Board votes to close schools

Published 12:00 am Tuesday, May 2, 2006

WINDSOR – The closure of at least two elementary schools in Bertie County will come sooner than expected.

At a Friday meeting of the Bertie County Board of Education, a motion was approved without objection to close Askewville and J.P. Law elementary schools by the end of the current 2005-06 academic year.

That decision is one year earlier than the scheduled closing of the two schools and came exactly 45 days after Judge Terrence Boyle, United States District Court for the Eastern District of North Carolina, ruled in favor of a consent order as part of a desegregation plan submitted Dec. 22 by the Bertie County Board of Education to the U.S. Department of Justice. Part of that consent order was to close Askewville and J.P. Law by the end of the 2006-07 academic year and redraw the attendance lines for the four remaining K-5 schools (Aulander, Colerain, West Bertie and Windsor).

The consent order is a similar to a plea bargain between the Department of Justice and the Bertie School Board in an effort to settle an ongoing desegregation lawsuit.

According to Bertie Schools spokesperson Brent Todd, the system’s administrative staff is currently working with bus transportation officials to devise the best plan of how to reassign the Askewville and J.P. Law students. Todd said once that plan was finished, the parents or guardians of the affected students will be notified.

Todd did say that the plan to close Askewville and J.P. Law one year ahead of schedule was linked to the fact that the county’s two middle schools n C.G. White and Southwestern n will close at the end of the 2006-07 year. They will consolidate into a new middle school currently under construction across U.S. 13 from Bertie High School. The new middle school will open at the start of the 2007-08 academic year.

“It was discussed that if we waited to close Askewville and J.P. Law in the spring of 2007, the system would be dealing with four school closings at once,” Todd said. “By closing Askewville and J.P. Law this year takes some of the load off trying to close all four at the same time.”

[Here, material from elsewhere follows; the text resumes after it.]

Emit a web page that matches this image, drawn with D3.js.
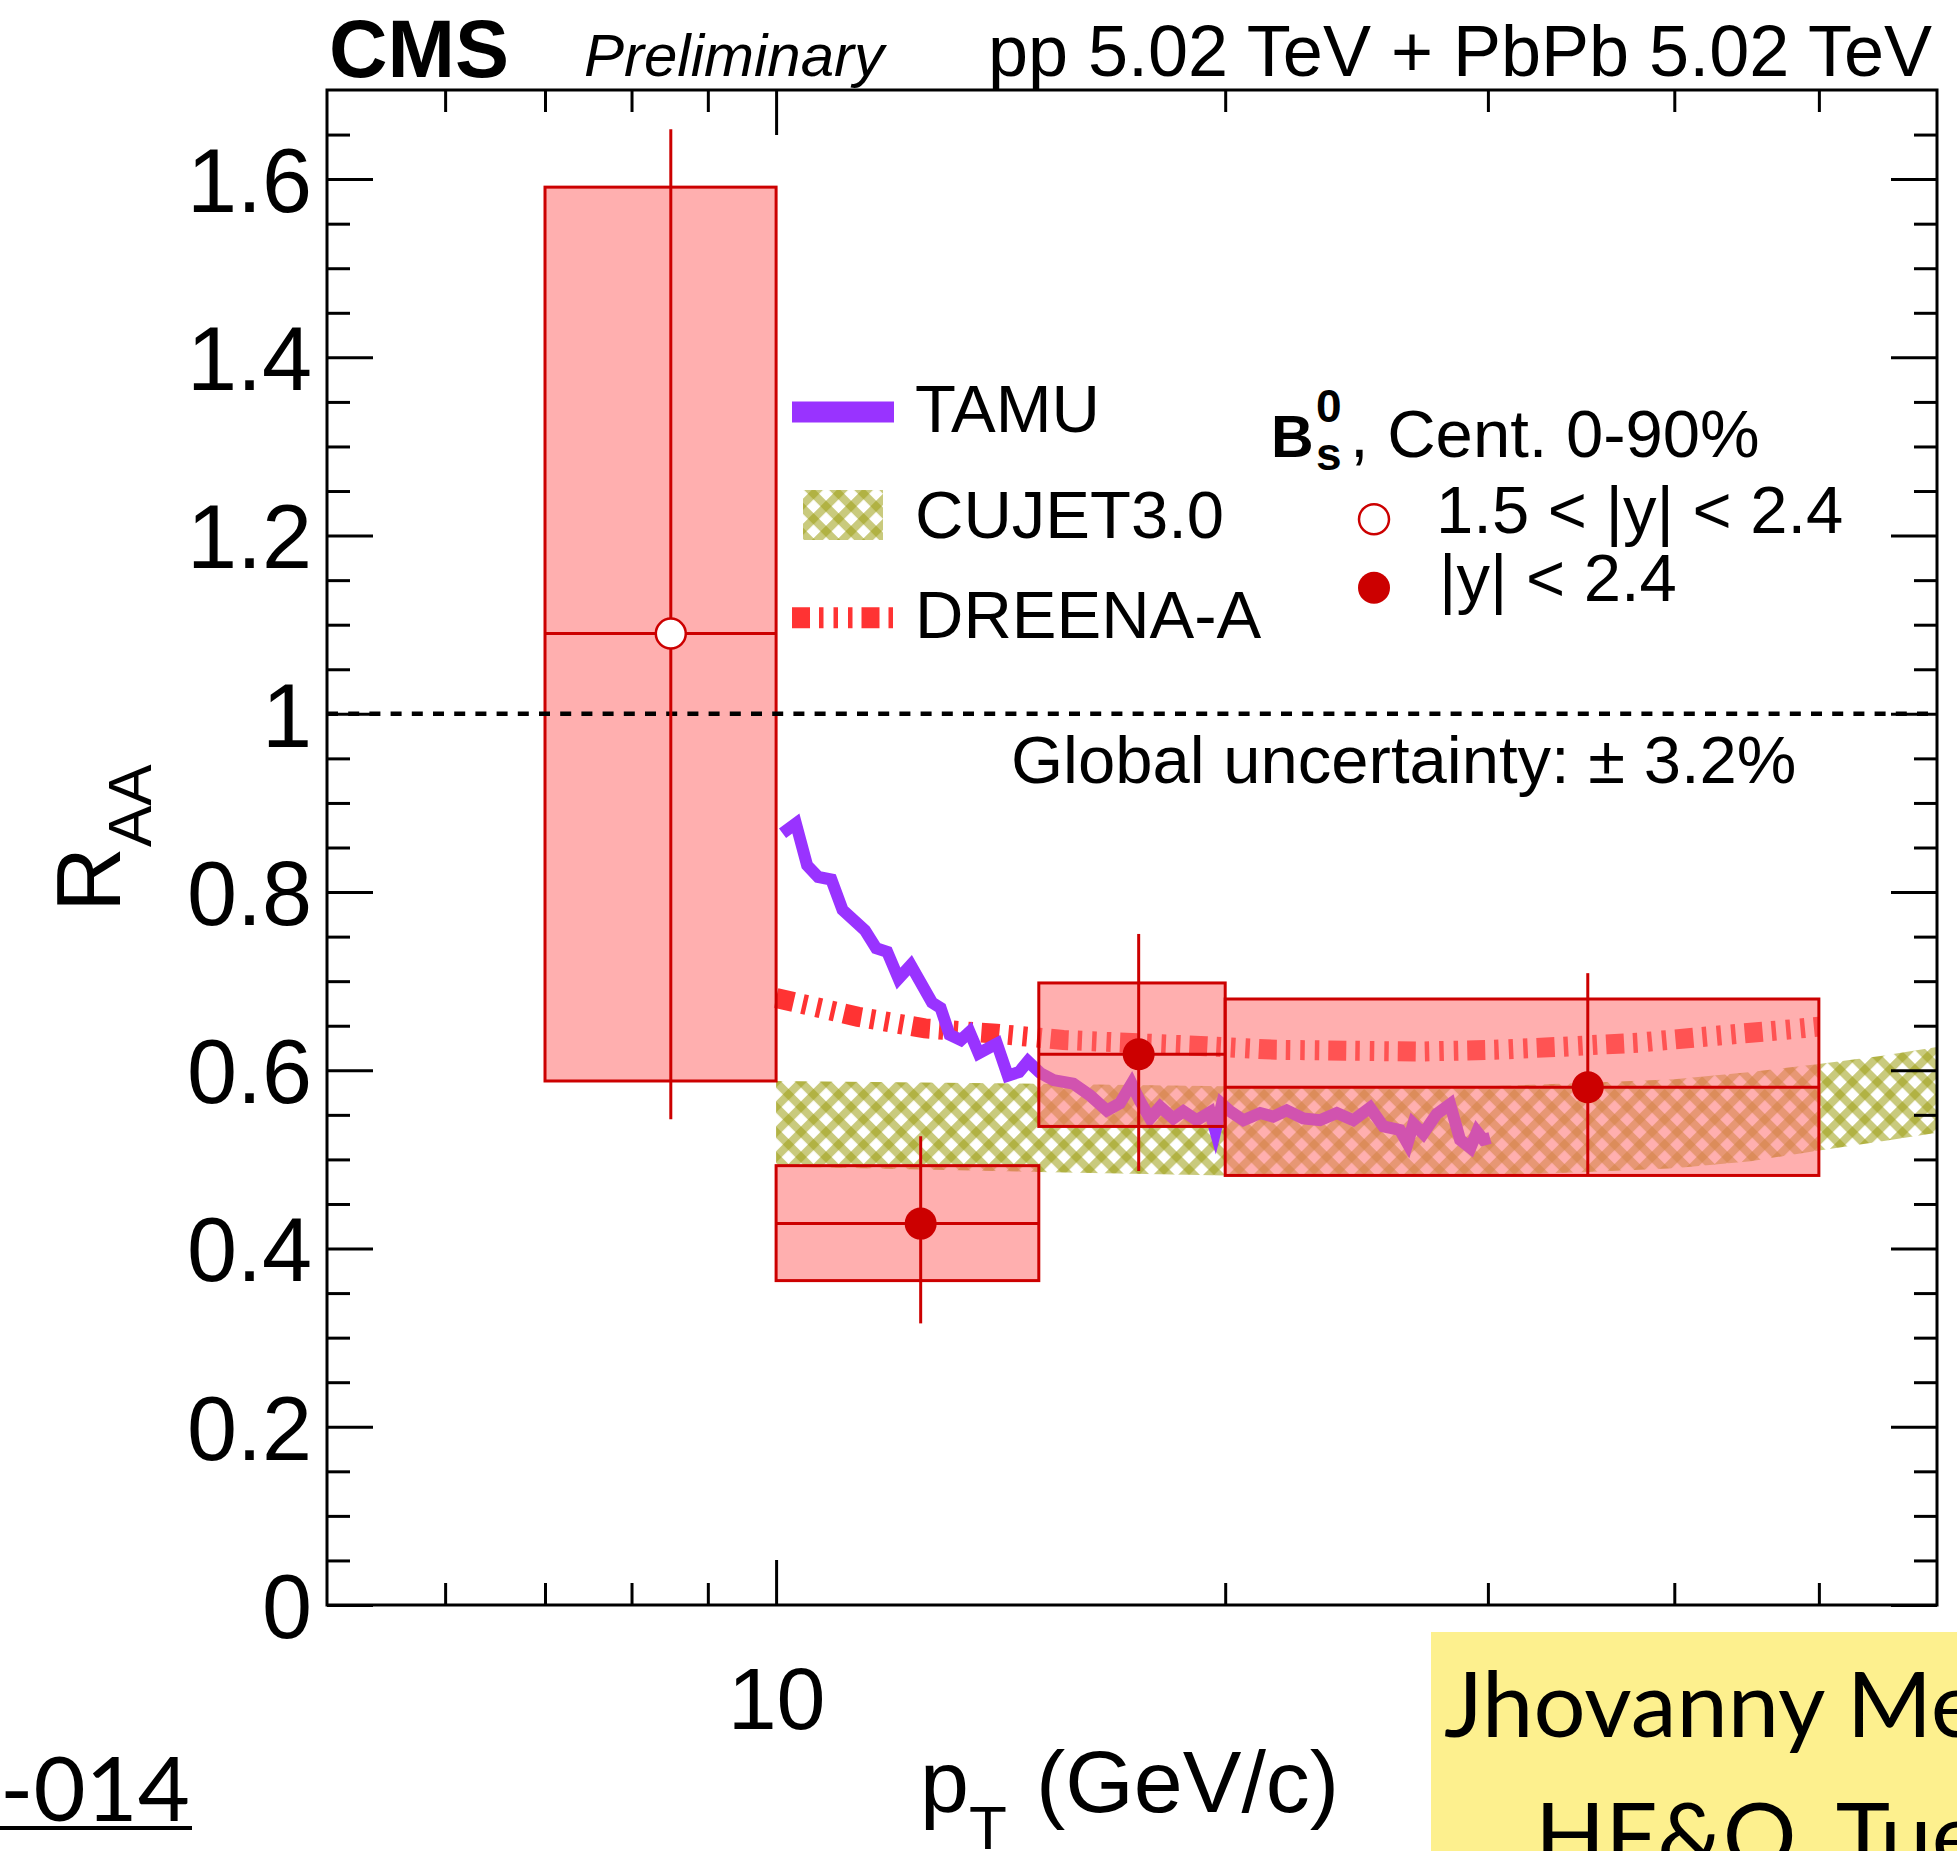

There was no mention of another possible school closing in Bertie County. Part of the School Board’s plans submitted to the Department of Justice called for closing Aulander Elementary by the end of the 2008-09 academic year if funds become available to construct a new elementary school to serve 450 students. The proposed new elementary school would be constructed and opened by 2009 if there are sufficient funds identified and specifically earmarked for the project by no later than the end of the 2006-07 academic year.

The now approved desegregation plan will hopefully bring to an end a 39-year-old civil rights case filed on June 16, 1967, in United States v. Bertie County Board of Education.

The original complaint alleged the Bertie County Board of Education had failed to take adequate measures to eliminate the dual, segregated school system as it was required to do under Brown v. Board of Education and subsequent court decisions.

Heery International, a Raleigh-based firm, was hired to make recommendations addressing the lifespan of each facility; the capacity of each school to provide the programs needed for students; the economic feasibility and wisdom of renovating any facilities that are in poor condition; and strategic alternatives to the current assignment of students, including options designed to provide cost savings to the district.